The proposed U.S. missile defense system received attention at the Helsinki summit, where Clinton and Yeltsin agreed to an interpretation of the 1972 ABM Treaty allowing the United States to proceed with a limited missile defense system currently under development. Specifically, Clinton and Yeltsin agreed to distinguish between a national missile defense system, aimed against strategic weapons, not allowed by the ABM Treaty, and a theater missile defense system to guard against shorter range missile attacks. Some critics thought that any agreement of this kind would place undesirable limits on the development of both theater and strategic missile defenses. The Helsinki meeting also saw progress in arms control negotiations between the United States and Russia, a matter high on Cohen's agenda. Yeltsin and Clinton agreed on the need for early Russian ratification of the START II Treaty and negotiation of a START III Treaty to make further significant cuts in the strategic nuclear arsenals of both nations.

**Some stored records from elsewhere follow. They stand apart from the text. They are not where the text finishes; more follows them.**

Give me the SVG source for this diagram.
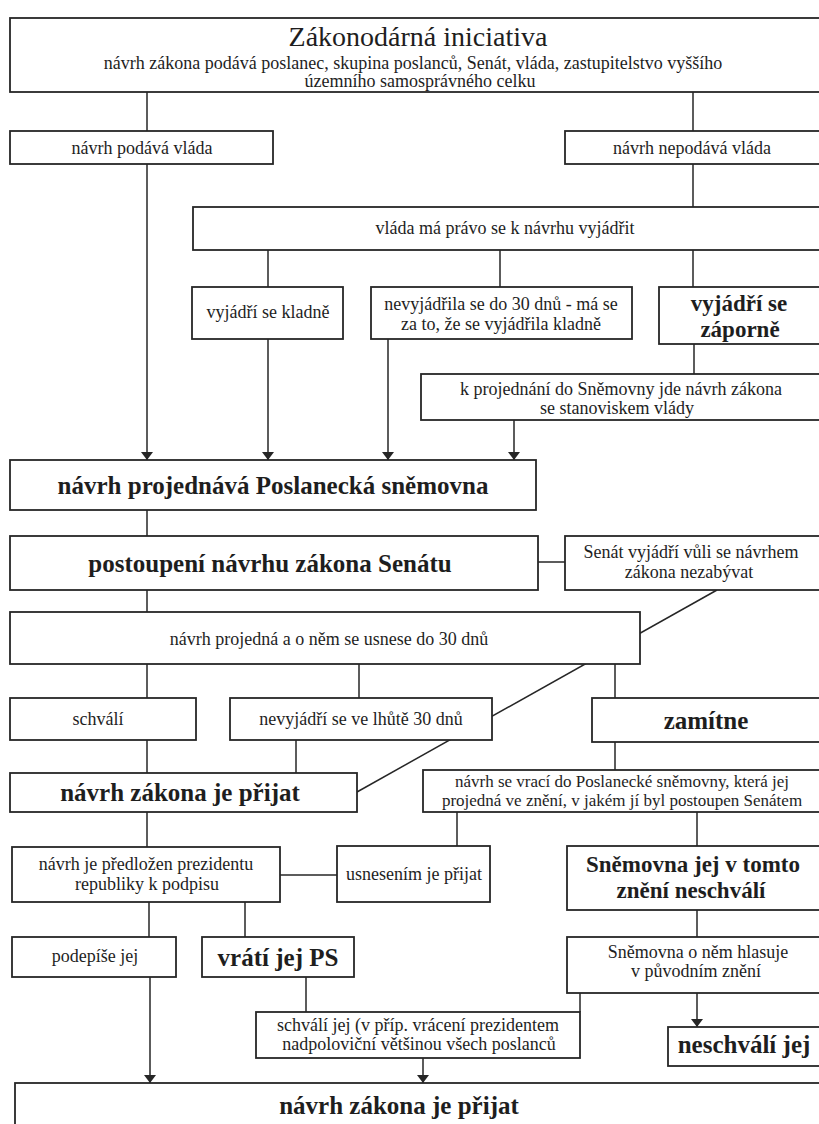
<svg xmlns="http://www.w3.org/2000/svg" width="819" height="1124" viewBox="0 0 819 1124">
<style>
.b{fill:#fff;stroke:#262626;stroke-width:1.8}
text{font-family:"Liberation Serif","DejaVu Serif","Noto Serif","Times New Roman",serif;fill:#1e1e1e;text-anchor:middle}
.t{font-size:18px}
.t2{font-size:17px}
.tb{font-size:25px;font-weight:bold}
.tb2{font-size:23px;font-weight:bold}
.ttl{font-size:28px}
.c{stroke:#262626;stroke-width:1.5;fill:none}
.a{stroke:#262626;stroke-width:1.5;fill:none;marker-end:url(#ah)}
</style>
<defs>
<marker id="ah" viewBox="0 0 8 12" refX="8" refY="6" markerWidth="8" markerHeight="12" markerUnits="userSpaceOnUse" orient="auto">
<path d="M0,0 L8,6 L0,12 z" fill="#262626"/>
</marker>
</defs>
<rect width="819" height="1124" fill="#fff"/>
<g id="connectors">
<line class="c" x1="147" y1="92" x2="147" y2="131"/>
<line class="c" x1="693" y1="92" x2="693" y2="131"/>
<line class="a" x1="147" y1="164" x2="147" y2="460"/>
<line class="c" x1="693" y1="164" x2="693" y2="207"/>
<line class="c" x1="268" y1="250" x2="268" y2="287"/>
<line class="c" x1="500" y1="250" x2="500" y2="287"/>
<line class="c" x1="693" y1="250" x2="693" y2="287"/>
<line class="a" x1="268" y1="339" x2="268" y2="460"/>
<line class="a" x1="388" y1="339" x2="388" y2="460"/>
<line class="c" x1="694" y1="344" x2="694" y2="374"/>
<line class="a" x1="514" y1="420" x2="514" y2="460"/>
<line class="c" x1="147" y1="510" x2="147" y2="536"/>
<line class="c" x1="538" y1="562" x2="565" y2="562"/>
<line class="c" x1="147" y1="590" x2="147" y2="612"/>
<line class="c" x1="717" y1="590" x2="357" y2="792"/>
<line class="c" x1="147" y1="664" x2="147" y2="698"/>
<line class="c" x1="359" y1="664" x2="359" y2="698"/>
<line class="c" x1="615" y1="664" x2="615" y2="698"/>
<line class="c" x1="147" y1="740" x2="147" y2="773"/>
<line class="c" x1="296" y1="740" x2="296" y2="773"/>
<line class="c" x1="615" y1="742" x2="615" y2="770"/>
<line class="c" x1="147" y1="812" x2="147" y2="847"/>
<line class="c" x1="457" y1="812" x2="457" y2="846"/>
<line class="c" x1="697" y1="812" x2="697" y2="846"/>
<line class="c" x1="280" y1="875" x2="337" y2="875"/>
<line class="c" x1="149" y1="902" x2="149" y2="937"/>
<line class="c" x1="245" y1="902" x2="245" y2="937"/>
<line class="c" x1="697" y1="910" x2="697" y2="937"/>
<line class="a" x1="150" y1="977" x2="150" y2="1083"/>
<line class="c" x1="306" y1="977" x2="306" y2="1012"/>
<line class="c" x1="580" y1="993" x2="580" y2="1012"/>
<line class="a" x1="697" y1="993" x2="697" y2="1027"/>
<line class="a" x1="423" y1="1058" x2="423" y2="1083"/>
</g>
<g id="n1"><rect class="b" x="10" y="18" width="820" height="74"/>
<text class="ttl" x="418" y="46">Zákonodárná iniciativa</text>
<text class="t" x="413" y="69">návrh zákona podává poslanec, skupina poslanců, Senát, vláda, zastupitelstvo vyššího</text>
<text class="t" x="420" y="87">územního samosprávného celku</text></g>
<g id="n2"><rect class="b" x="10" y="131" width="263" height="33"/><text class="t" x="142" y="154">návrh podává vláda</text></g>
<g id="n3"><rect class="b" x="565" y="131" width="265" height="33"/><text class="t" x="692" y="154">návrh nepodává vláda</text></g>
<g id="n4"><rect class="b" x="193" y="207" width="637" height="43"/><text class="t" x="505" y="234">vláda má právo se k návrhu vyjádřit</text></g>
<g id="n5"><rect class="b" x="192" y="287" width="151" height="52"/><text class="t" x="268" y="318">vyjádří se kladně</text></g>
<g id="n6"><rect class="b" x="371" y="287" width="261" height="52"/><text class="t" x="501" y="310">nevyjádřila se do 30 dnů - má se</text><text class="t" x="501" y="330">za to, že se vyjádřila kladně</text></g>
<g id="n7"><rect class="b" x="659" y="287" width="171" height="57"/><text class="tb2" x="739" y="311">vyjádří se</text><text class="tb2" x="740" y="337">záporně</text></g>
<g id="n8"><rect class="b" x="421" y="374" width="409" height="46"/><text class="t" x="621" y="395">k projednání do Sněmovny jde návrh zákona</text><text class="t" x="617" y="414">se stanoviskem vlády</text></g>
<g id="n9"><rect class="b" x="10" y="460" width="526" height="50"/><text class="tb" x="273" y="494">návrh projednává Poslanecká sněmovna</text></g>
<g id="n10"><rect class="b" x="10" y="536" width="528" height="54"/><text class="tb" x="270" y="572">postoupení návrhu zákona Senátu</text></g>
<g id="n11"><rect class="b" x="565" y="536" width="265" height="54"/><text class="t" x="691" y="558">Senát vyjádří vůli se návrhem</text><text class="t" x="689" y="578">zákona nezabývat</text></g>
<g id="n12"><rect class="b" x="10" y="612" width="630" height="52"/><text class="t" x="329" y="645">návrh projedná a o něm se usnese do 30 dnů</text></g>
<g id="n13"><rect class="b" x="10" y="698" width="186" height="42"/><text class="t" x="98" y="725">schválí</text></g>
<g id="n14"><rect class="b" x="230" y="698" width="262" height="42"/><text class="t" x="361" y="725">nevyjádří se ve lhůtě 30 dnů</text></g>
<g id="n15"><rect class="b" x="592" y="698" width="238" height="44"/><text class="tb" x="706" y="729">zamítne</text></g>
<g id="n16"><rect class="b" x="10" y="773" width="347" height="39"/><text class="tb" x="180" y="801">návrh zákona je přijat</text></g>
<g id="n17"><rect class="b" x="423" y="770" width="407" height="42"/><text class="t2" x="622" y="787">návrh se vrací do Poslanecké sněmovny, která jej</text><text class="t2" x="622" y="806">projedná ve znění, v jakém jí byl postoupen Senátem</text></g>
<g id="n18"><rect class="b" x="12" y="847" width="268" height="55"/><text class="t" x="146" y="870">návrh je předložen prezidentu</text><text class="t" x="147" y="890">republiky k podpisu</text></g>
<g id="n19"><rect class="b" x="337" y="846" width="153" height="56"/><text class="t" x="414" y="880">usnesením je přijat</text></g>
<g id="n20"><rect class="b" x="567" y="846" width="263" height="64"/><text class="tb2" x="693" y="872">Sněmovna jej v tomto</text><text class="tb2" x="691" y="898">znění neschválí</text></g>
<g id="n21"><rect class="b" x="12" y="937" width="164" height="40"/><text class="t" x="95" y="962">podepíše jej</text></g>
<g id="n22"><rect class="b" x="202" y="937" width="152" height="40"/><text class="tb" x="278" y="966">vrátí jej PS</text></g>
<g id="n23"><rect class="b" x="567" y="937" width="263" height="56"/><text class="t" x="698" y="958">Sněmovna o něm hlasuje</text><text class="t" x="696" y="977">v původním znění</text></g>
<g id="n24"><rect class="b" x="256" y="1012" width="324" height="46"/><text class="t" x="418" y="1031">schválí jej (v příp. vrácení prezidentem</text><text class="t" x="419" y="1050">nadpoloviční většinou všech poslanců</text></g>
<g id="n25"><rect class="b" x="668" y="1027" width="162" height="39"/><text class="tb" x="744" y="1053">neschválí jej</text></g>
<g id="n26"><rect class="b" x="15" y="1083" width="815" height="60"/><text class="tb" x="399" y="1114">návrh zákona je přijat</text></g>
</svg>
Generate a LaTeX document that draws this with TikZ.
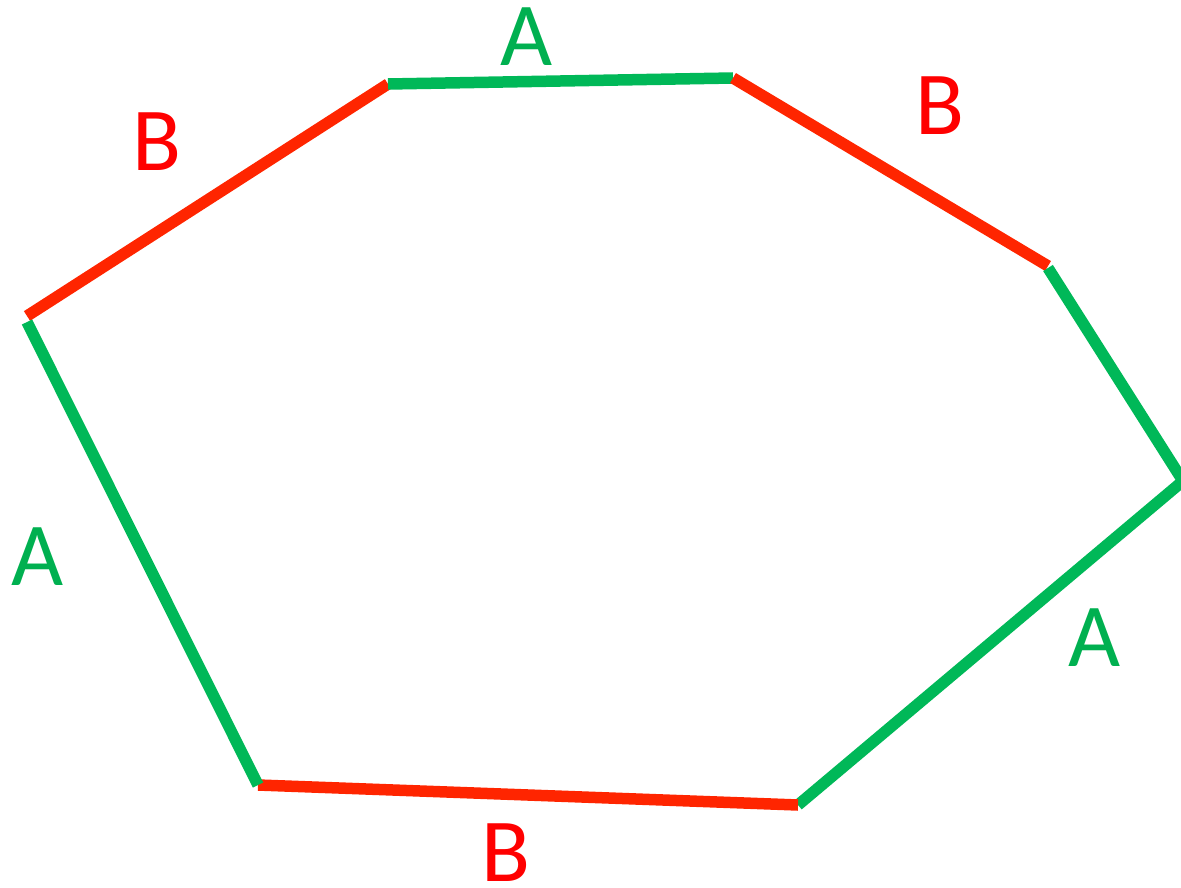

The continuation, at least until mid-1998, of the existing peacekeeping mission involving U.S. forces in Bosnia and the possibility that other such missions would arise worried Cohen, who earlier had expressed reservations about such operations. Humanitarian efforts that did not involve peacekeeping, such as in Rwanda in the recent past, also seemed likely. Other persistent national security problems, including tension with Iraq in the Persian Gulf area, Libya in North Africa, and North Korea in East Asia, could flare up again, as could conflict in the Middle East between Israel and the Palestinians.

In preparing future budgets, the challenge would be to find the right mix between money for operation and maintenance accounts on the one hand and modernization procurement funds on the other, while facing the prospect of a flat DoD budget of about $250 billion annually for the next decade or so. A relatively new problem that could affect the DoD budget was "vertical integration" in the defense industry. It occurred on a large scale in the 1990s as mergers of major defense contractors created a few huge dominant companies, particularly in the aerospace industry. They were called vertical because they incorporated most of the elements of the production process, including parts and subcomponents. Cohen and other Pentagon leaders began to worry that vertical integration could reduce competition and in the long run increase the costs of what the Department of Defense had to buy.

Finally, Cohen would have to address social issues that engaged the widest public interest. The status and treatment of homosexuals in the military, the role of women in combat as well as in other jobs in the services, racism, and sexual harassment were serious problems, inevitably requiring strong leadership from Cohen and other top civilian and military leaders in the Department of Defense.